Photo: Ilario D'Amato

La professione giornalistica, per deontologia, si basa sul controllo e sulla verifica dei fatti. Mai come oggi siamo in un momento in cui anche il ruolo stesso del giornalista va mutando a causa degli stimoli provenienti dallo tsunami digitale che vede emergere nuove forme di giornalismo dal basso (Twitter ne è un esempio ormai consolidato); la ricerca della verità e la verifica dei fatti appare quindi ancor più di primo rilievo. L’affidabilità e la fiducia, insieme alla credibilità, sono qualità fondamentali per il giornalista sempre più brandizzato.

È con la consapevolezza che il giornalista dell’oggi (e del domani) deve essere aggiornato circa le skills richieste nell’era digitale per quel che riguarda la verifica dei fatti, che s’inserisce, nel programma del Festival Internazionale del Giornalismo di quest’anno, il workshop Fact-checking digitale tenuto da Nicola Bruno, co-fondatore dell’agenzia giornalistica effecinque.org, e Johanna Vehkoo, giornalista finlandese, direttrice di longplay.fi.

Quest’ultima individua tre aspetti dai quali è possibile iniziare un accurato controllo: l’analisi del contesto, ossia la natura e la frequenza di pubblicazione dei contenuti, del contatto, cercare cioè di comprendere se la fonte è credibile o meno, e, infine,  del codice, ossia l’URL e quindi l’effettiva proprietà del sito web.

Come fare a distinguere una notizia vera da una falsa? Quali sono gli strumenti che il web mette a disposizione per comprendere se una foto racconta davvero di un determinato luogo o evento, oppure se è stata o no “photoshoppata”? Come conoscere il reale proprietario del dominio di un sito? Come certificare la veridicità di un tweet?

Queste sono solo alcune delle domande cui i due relatori hanno cercato di rispondere. La maggior parte di noi utilizza Google come motore di ricerca; non tutti però sanno usarlo fino in fondo. Oltre al gigante di Mountain View, infatti, ci sono altri search engines, con diverse funzionalità. Esiste Wolfram Alpha, un motore di ricerca ricco di strumenti che permette, ad esempio, di scoprire con precisione che tempo c’era due o tre anni fa in un determinato luogo del pianeta.
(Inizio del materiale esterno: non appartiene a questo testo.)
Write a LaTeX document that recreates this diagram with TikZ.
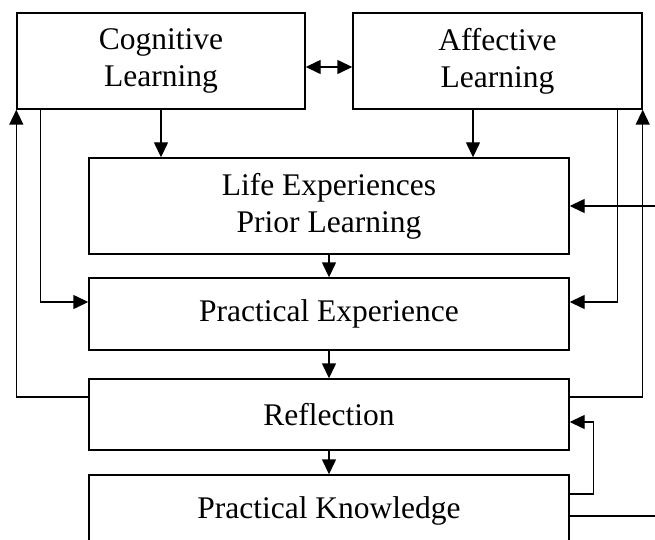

Molto utile è anche Domain Tools, un sito che permette di scoprire chi è il reale depositario di un determinato dominio.

La pratica del fact-checking fatica ancora a decollare. Le redazioni giornalistiche, ma anche i grandi gruppi che operano nel settore mediatico, sprovvisti di un vero e proprio reparto di fact-checkers, si affidano perciò ad agenzie esterne, come Storyful, fondata da Mark Little, esempio di perfetta convergenza tra tecnologia, giornalismo e business che annovera, tra i clienti, Youtube, Google, The New York Times, Abc, France24, The Economist Group Media Lab e altri ancora.

Come comportarsi quindi con Twitter? Bruno indica sette possibili azioni di partenza. Individuare il timestep, cioè data e ora di pubblicazione del tweet. Cercare i “cinguettii” contemporanei sia all’interno dello stesso account che nel caos del sito di microblogging. È importante comprendere l’autorità di chi ha twittato, ad esempio guardando il numero di follower. Poi è possibile procedere verso una ricerca avanzata su Google o su un altro motore di ricerca. Leggere la twitter-story dell’account potrebbe essere assai utile prestando attenzione a precedenti tweets che affrontano l’argomento. In ultima analisi, è bene provare a contattare la “persona” in questione.

Questi sono solo piccoli accorgimenti per cercare di svelare al principio futuri casi di “debenedettismo”: ricorderete, infatti, Tommaso Debenedetti, specializzato nel twittare “bufale”, per fortuna, prontamente smentite.